Фертч слушал, как товарищи Крюгера, сами того не подозревая, обвиняют врача, и радовался. Но это была лишь капля меда в огромной бочке дегтя. Он получил тринадцатый разряд. Оставались считанные недели до того дня, когда он сдаст эту распроклятую тюрьму своему преемнику и уедет в Мюнхен. Там еще несколько лет будет занимать какую-нибудь пристойную должность, а потом наступит обеспеченная старость, облагороженная почетом и пенсией по высшему разряду. И опять, в который раз, все повисло на волоске. Он слышал, что вопрос об амнистии Крюгера решен, что это дело дней. Надо же, что-бы так не везло, чтобы этот тип подох, пока он, Фертч, все еще начальник тюрьмы. Он прямо кожей чувствовал, как из всех щелей огромного здания к нему ползут боязливое недоумение, упреки, возмущение, ликующее злорадство, торжествующая ненависть. А в углу, растерянный и угрюмый, сидит этот кусок дерьма, этот невежда Гзель. Злобно косясь в сторону врача, Фертч отрывисто бросал ему короткие, полные сдержанной ярости замечания.
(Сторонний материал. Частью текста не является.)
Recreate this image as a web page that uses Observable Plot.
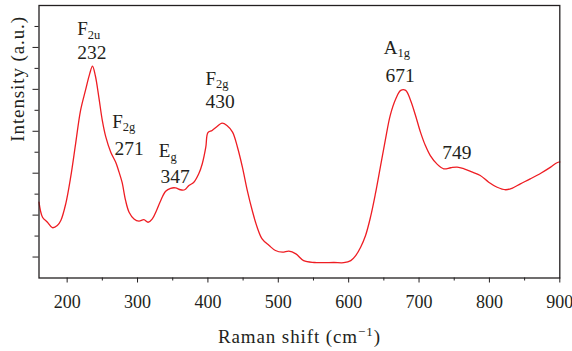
<!DOCTYPE html>
<html>
<head>
<meta charset="utf-8">
<script src="https://cdn.jsdelivr.net/npm/d3@7"></script>
<script src="https://cdn.jsdelivr.net/npm/@observablehq/plot@0.6"></script>
<style>
  html, body { margin: 0; padding: 0; background: #fff; }
</style>
</head>
<body>
<div id="chart"></div>
<script>
// Raman spectrum
const ramanShift = [160,165,172,179,186,191,198,205,212,219,226,232,236,240,245,250,255,262,269,273,278,283,288,295,302,309,315,321,327,333,340,347,354,361,367,373,380,387,392,397,400,406,413,420,427,435,442,449,456,463,470,477,487,496,506,515,525,536,551,565,579,593,603,610,617,624,631,638,645,652,659,667,674,681,688,695,702,709,716,726,735,745,754,764,776,787,799,811,823,832,844,858,873,887,896,900];
const intensity = [362,290,266,240,250,274,354,481,640,799,895,974,1011,966,863,751,672,600,552,513,457,370,314,282,271,278,266,282,322,370,414,428,430,421,421,441,457,497,545,624,693,704,723,739,728,696,624,529,417,322,242,187,155,131,123,128,115,83,74,73,74,73,83,107,147,203,290,402,529,656,775,855,895,895,847,775,696,632,584,542,521,526,529,521,505,489,457,433,421,428,449,473,500,529,550,554];

// Peak annotations
const peakSymbols = ["F_2u", "F_2g", "E_g", "F_2g", "A_1g"];
const symbolX = [214.3, 264, 330.2, 396.6, 649.9];
const symbolY = [1188, 747, 604, 950, 1100];
const peakNumbers = ["232", "271", "347", "430", "671", "749"];
const numberX = [214.3, 267.3, 332.6, 396.6, 652.3, 732.9];
const numberY = [1076, 615, 482, 840, 966, 599];

// Ticks
const xMajorTicks = [200, 300, 400, 500, 600, 700, 800, 900];
const xMinorTicks = [250, 350, 450, 550, 650, 750, 850];
const yMajorTicks = [100, 300, 500, 700, 900, 1100];
const yMinorTicks = [200, 400, 600, 800, 1000, 1200];

const xLabel = "Raman shift (cm^\u22121^)";
const yLabel = "Intensity (a.u.)";

const ink = "#231f20";
const red = "#ee1d23";

const spectrum = ramanShift.map((x, i) => ({x, y: intensity[i]}));
const symbols = peakSymbols.map((t, i) => ({t, x: symbolX[i], y: symbolY[i]}));
const numbers = peakNumbers.map((t, i) => ({t, x: numberX[i], y: numberY[i]}));

const chart = Plot.plot({
  width: 572,
  height: 351,
  marginLeft: 38.5,
  marginRight: 12.7,
  marginTop: 5,
  marginBottom: 73.5,
  x: {domain: [160, 900]},
  y: {domain: [0, 1300]},
  style: {fontFamily: "'Liberation Serif', 'DejaVu Serif', serif", fontSize: "18px", color: ink, background: "#fff"},
  marks: [
    Plot.axisX(xMajorTicks, {tickSize: 5, tickPadding: 12, label: null, fontSize: 18, stroke: ink, fill: ink}),
    Plot.axisX(xMinorTicks, {tickSize: 3, tickFormat: () => "", label: null, stroke: ink}),
    Plot.axisY(yMajorTicks, {tickSize: 6, tickFormat: () => "", label: null, stroke: ink}),
    Plot.axisY(yMinorTicks, {tickSize: 4, tickFormat: () => "", label: null, stroke: ink}),
    Plot.line(spectrum, {x: "x", y: "y", stroke: red, strokeWidth: 1.3, curve: "catmull-rom"}),
    Plot.frame({stroke: ink, strokeWidth: 1.3}),
    Plot.text(symbols, {x: "x", y: "y", text: "t", textAnchor: "start", fontSize: 19, fill: ink}),
    Plot.text(numbers, {x: "x", y: "y", text: "t", textAnchor: "start", fontSize: 19.5, fill: ink}),
    Plot.text([yLabel], {frameAnchor: "left", rotate: -90, dx: -21, fontSize: 19, fill: ink}),
    Plot.text([xLabel], {frameAnchor: "bottom", lineAnchor: "middle", dy: 58.5, fontSize: 19, fill: ink})
  ]
});

// Turn "X_sub" into subscripts and "a^sup^b" into superscripts
d3.select(chart).selectAll("text").each(function () {
  const el = d3.select(this);
  if (this.querySelector("tspan")) return;
  const s = this.textContent;
  if (s.includes("_")) {
    const [a, b] = s.split("_");
    el.text(a);
    el.append("tspan").attr("font-size", 12.5).attr("dy", 3.5).text(b);
  } else if (s.includes("^")) {
    const [a, b, c] = s.split("^");
    el.attr("letter-spacing", 0.9);
    el.text(a);
    el.append("tspan").attr("font-size", 13).attr("dy", -7).text(b);
    el.append("tspan").attr("dy", 7).text(c);
  } else if (s === yLabel) {
    el.attr("letter-spacing", 0.9);
  }
});

document.getElementById("chart").append(chart);
</script>
</body>
</html>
— Очевидно, этот Крюгер вовсе не был симулянт, — сказал он в пятый или шестой раз.
Мертвец лежал на койке, небритый, рука у него свешивалась. Фертч понимал, что посещения посторонних неизбежны, и решил, что все это никуда не годится. Труп не надо переносить — здесь он у себя дома, да и голые безмолвные стены придают всему какое-то достоинство. Но пусть его укроют приличным одеялом, уложат как следует, хорошенько побреют. Немедленно привели парикмахера из заключенных. Но он был трус каких мало, боялся покойников. Пришлось пообещать, что до конца недели ему ежедневно будут выдавать по кружке пива. Когда он немного повернул голову умершего, чтобы побрить вторую щеку, в горле у того заклокотало. До обморока перепуганный парикмахер уронил бритву и удрал. Его долго улещивали, пока он наконец не согласился добрить с условием, чтобы его ни на минуту не оставляли одного.
Иоганне послали телеграмму. К полудню она уже была в Одельсберге. И вот она наедине с покойным. Приблизив к нему широкоскулое лицо, пристально смотрела на него. Им многое надо было выяснить. Она знала — если не удастся выяснить сейчас, то уже не удастся никогда, и ей до конца жизни придется сидеть в незримой клетке. Стоя вплотную к койке, она вглядывалась в желто-серое лицо, окаймленное красным одеялом. Оно было чисто выбрито, это они проделали отлично. Но мало что выиграли — лицо не стало смиреннее. Нет, черт бы их всех побрал, оно не было благожелательно. Иоганна поняла — ей будет нелегко все объяснить этому человеку.
До сих пор ей не позволяли навестить его в камере, и, представляя себе жилье Мартина, она считала, что там очень холодно. Теперь ее поразило, как там было жарко. Да, тюрьму топили на совесть, в трубах что-то урчало. Иоганна внимательно оглядела камеру, оконце, забранное снаружи железными прутьями, — пять вертикальных, два продольных. Стены — бледно-зеленые внизу, беленые сверху, дырки от вытащенных гвоздей. Термометр, пресловутая белая параша. В углу четыре брошюры. Она взяла одну — руководство для вкладчиков сберегательных касс — и машинально перелистала. На столе лежал ломтик хлеба — уборщик-заключенный не решился его забрать. Иоганна подержала ломтик в руке: он был очень черствый.